RECORDS SUPPLIED:
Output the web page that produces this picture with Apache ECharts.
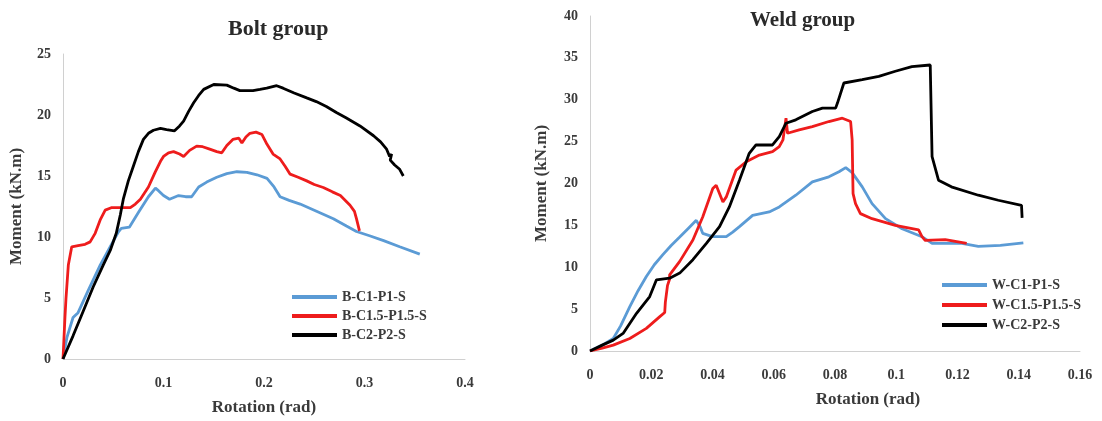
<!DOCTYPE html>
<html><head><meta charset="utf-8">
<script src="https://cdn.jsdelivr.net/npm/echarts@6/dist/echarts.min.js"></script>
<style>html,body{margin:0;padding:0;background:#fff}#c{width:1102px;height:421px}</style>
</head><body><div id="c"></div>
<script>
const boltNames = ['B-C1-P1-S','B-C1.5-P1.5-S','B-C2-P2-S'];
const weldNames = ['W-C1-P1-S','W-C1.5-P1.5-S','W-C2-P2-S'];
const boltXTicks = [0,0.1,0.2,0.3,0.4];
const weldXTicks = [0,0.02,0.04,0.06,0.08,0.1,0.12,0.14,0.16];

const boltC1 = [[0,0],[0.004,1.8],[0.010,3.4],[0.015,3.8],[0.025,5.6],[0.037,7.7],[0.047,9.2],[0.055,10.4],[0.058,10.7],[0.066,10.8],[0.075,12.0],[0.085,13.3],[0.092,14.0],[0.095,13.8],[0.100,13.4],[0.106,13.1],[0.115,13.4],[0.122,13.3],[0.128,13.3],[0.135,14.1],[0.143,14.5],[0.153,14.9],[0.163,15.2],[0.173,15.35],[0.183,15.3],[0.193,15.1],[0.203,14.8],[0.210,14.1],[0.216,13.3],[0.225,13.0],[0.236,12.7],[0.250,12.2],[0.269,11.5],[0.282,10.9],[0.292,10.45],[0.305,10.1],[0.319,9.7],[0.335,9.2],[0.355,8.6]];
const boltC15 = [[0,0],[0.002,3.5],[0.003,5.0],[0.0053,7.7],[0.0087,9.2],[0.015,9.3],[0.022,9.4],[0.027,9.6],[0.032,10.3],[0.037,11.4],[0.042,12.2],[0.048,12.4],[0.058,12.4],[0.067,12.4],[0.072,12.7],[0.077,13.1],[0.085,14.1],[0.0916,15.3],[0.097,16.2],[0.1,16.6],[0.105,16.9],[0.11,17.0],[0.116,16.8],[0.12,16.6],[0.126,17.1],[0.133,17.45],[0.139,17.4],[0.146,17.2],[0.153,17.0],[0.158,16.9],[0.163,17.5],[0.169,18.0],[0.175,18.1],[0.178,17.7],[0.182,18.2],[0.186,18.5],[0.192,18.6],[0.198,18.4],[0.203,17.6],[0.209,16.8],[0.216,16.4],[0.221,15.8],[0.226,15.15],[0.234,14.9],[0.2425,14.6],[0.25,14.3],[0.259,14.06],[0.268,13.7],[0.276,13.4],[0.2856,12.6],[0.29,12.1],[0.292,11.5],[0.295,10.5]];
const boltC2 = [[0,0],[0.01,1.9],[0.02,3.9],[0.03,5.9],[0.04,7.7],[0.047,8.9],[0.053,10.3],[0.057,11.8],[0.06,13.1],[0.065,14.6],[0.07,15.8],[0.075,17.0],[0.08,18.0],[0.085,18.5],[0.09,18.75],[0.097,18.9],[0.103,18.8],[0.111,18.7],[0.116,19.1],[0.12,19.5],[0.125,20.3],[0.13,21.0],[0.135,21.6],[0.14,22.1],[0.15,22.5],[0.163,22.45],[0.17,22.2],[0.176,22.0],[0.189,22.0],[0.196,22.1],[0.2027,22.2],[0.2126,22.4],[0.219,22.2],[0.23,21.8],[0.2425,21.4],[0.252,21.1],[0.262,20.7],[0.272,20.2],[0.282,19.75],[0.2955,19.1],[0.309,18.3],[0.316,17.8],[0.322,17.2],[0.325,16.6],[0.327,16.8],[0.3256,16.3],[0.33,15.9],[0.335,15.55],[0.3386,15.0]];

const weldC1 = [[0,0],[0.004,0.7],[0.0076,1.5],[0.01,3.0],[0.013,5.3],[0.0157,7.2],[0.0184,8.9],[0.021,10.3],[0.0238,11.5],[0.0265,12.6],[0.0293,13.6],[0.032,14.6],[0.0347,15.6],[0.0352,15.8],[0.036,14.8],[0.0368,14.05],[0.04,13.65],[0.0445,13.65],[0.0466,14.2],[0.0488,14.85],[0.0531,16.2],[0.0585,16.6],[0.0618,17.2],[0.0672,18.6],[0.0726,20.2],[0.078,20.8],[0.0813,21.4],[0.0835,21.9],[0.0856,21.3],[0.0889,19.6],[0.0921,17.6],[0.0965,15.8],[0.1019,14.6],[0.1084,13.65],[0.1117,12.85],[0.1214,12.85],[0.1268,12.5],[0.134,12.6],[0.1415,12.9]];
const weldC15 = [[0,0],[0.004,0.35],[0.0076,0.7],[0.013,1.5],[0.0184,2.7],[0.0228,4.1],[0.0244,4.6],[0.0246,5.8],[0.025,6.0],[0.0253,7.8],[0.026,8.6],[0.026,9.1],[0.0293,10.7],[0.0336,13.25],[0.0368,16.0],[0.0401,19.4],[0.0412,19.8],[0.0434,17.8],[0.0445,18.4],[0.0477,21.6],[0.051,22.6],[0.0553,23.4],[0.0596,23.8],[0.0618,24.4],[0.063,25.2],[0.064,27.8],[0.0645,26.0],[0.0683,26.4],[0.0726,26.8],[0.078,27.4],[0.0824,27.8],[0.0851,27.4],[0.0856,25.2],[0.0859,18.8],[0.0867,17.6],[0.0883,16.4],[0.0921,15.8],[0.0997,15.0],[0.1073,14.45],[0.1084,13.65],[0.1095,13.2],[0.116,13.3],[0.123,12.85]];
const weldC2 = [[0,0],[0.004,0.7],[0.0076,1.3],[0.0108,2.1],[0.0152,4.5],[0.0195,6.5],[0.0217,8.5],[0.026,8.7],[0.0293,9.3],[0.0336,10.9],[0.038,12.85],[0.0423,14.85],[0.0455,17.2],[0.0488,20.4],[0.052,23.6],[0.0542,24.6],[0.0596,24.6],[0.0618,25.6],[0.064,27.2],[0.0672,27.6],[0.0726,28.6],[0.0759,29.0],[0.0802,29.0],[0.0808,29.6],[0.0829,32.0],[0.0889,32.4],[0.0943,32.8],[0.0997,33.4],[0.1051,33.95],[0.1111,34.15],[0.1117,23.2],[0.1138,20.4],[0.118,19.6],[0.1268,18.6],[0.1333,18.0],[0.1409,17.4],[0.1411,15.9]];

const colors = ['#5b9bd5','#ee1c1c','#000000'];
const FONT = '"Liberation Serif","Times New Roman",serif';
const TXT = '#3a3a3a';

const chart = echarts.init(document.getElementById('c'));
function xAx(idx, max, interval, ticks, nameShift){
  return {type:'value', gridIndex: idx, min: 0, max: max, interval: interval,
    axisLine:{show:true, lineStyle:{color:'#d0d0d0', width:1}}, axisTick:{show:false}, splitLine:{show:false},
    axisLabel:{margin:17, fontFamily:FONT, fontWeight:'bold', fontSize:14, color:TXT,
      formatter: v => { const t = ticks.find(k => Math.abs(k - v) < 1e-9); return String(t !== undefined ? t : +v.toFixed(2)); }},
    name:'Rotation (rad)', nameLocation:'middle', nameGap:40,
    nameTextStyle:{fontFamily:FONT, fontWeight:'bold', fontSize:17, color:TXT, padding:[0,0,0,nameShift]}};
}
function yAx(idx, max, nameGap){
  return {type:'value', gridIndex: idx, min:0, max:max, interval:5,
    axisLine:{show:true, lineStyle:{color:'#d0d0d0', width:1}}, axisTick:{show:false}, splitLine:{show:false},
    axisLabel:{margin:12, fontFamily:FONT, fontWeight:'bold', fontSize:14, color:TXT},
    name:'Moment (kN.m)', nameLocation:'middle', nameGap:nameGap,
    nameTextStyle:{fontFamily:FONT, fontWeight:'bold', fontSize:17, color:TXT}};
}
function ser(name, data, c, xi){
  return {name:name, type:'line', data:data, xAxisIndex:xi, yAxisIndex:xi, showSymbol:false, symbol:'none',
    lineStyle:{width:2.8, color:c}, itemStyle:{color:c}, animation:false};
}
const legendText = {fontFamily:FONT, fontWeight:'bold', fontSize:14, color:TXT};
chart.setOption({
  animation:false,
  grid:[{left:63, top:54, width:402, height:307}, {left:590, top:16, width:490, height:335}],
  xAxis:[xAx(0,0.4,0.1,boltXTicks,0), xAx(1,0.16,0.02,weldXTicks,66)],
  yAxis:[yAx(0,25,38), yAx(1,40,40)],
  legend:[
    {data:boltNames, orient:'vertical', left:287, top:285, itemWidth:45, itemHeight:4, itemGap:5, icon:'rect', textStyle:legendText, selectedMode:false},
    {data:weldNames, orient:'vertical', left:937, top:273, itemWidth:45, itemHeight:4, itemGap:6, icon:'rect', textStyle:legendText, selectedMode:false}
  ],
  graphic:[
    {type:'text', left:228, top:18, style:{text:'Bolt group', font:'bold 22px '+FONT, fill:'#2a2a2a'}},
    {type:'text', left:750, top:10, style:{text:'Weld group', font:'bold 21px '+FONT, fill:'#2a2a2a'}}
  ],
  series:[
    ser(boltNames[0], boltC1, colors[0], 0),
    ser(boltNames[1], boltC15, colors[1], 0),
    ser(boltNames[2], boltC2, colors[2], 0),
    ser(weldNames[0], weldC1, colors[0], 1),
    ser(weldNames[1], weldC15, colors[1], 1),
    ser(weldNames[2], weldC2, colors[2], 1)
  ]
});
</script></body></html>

==

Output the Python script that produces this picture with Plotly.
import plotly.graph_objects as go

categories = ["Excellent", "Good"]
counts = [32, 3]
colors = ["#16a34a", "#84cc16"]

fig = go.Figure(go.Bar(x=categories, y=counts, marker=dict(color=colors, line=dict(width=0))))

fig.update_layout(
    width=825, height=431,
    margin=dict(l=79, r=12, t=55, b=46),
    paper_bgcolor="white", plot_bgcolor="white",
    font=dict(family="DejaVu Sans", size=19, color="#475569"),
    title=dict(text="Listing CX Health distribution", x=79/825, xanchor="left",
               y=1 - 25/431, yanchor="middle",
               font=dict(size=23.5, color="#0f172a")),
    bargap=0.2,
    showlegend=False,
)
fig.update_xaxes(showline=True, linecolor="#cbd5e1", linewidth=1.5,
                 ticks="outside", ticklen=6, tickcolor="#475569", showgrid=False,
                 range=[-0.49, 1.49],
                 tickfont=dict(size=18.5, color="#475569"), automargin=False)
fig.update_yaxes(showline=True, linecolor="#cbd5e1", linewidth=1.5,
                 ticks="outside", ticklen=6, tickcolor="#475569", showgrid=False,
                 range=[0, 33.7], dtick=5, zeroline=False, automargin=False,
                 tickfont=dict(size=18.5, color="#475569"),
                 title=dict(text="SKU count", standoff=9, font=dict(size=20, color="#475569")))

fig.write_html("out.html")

REQUIRED WORK:
Set down exactly the lines above, from the line containing "Output the web" through the line containing "const weldXTicks = [0,0.02,0.04,0.06,0.08,0.1,0.12,0.14,0.16];". Skip the pictures.

SOLUTION BELOW:
Output the web page that produces this picture with Apache ECharts.
<!DOCTYPE html>
<html><head><meta charset="utf-8">
<script src="https://cdn.jsdelivr.net/npm/echarts@6/dist/echarts.min.js"></script>
<style>html,body{margin:0;padding:0;background:#fff}#c{width:1102px;height:421px}</style>
</head><body><div id="c"></div>
<script>
const boltNames = ['B-C1-P1-S','B-C1.5-P1.5-S','B-C2-P2-S'];
const weldNames = ['W-C1-P1-S','W-C1.5-P1.5-S','W-C2-P2-S'];
const boltXTicks = [0,0.1,0.2,0.3,0.4];
const weldXTicks = [0,0.02,0.04,0.06,0.08,0.1,0.12,0.14,0.16];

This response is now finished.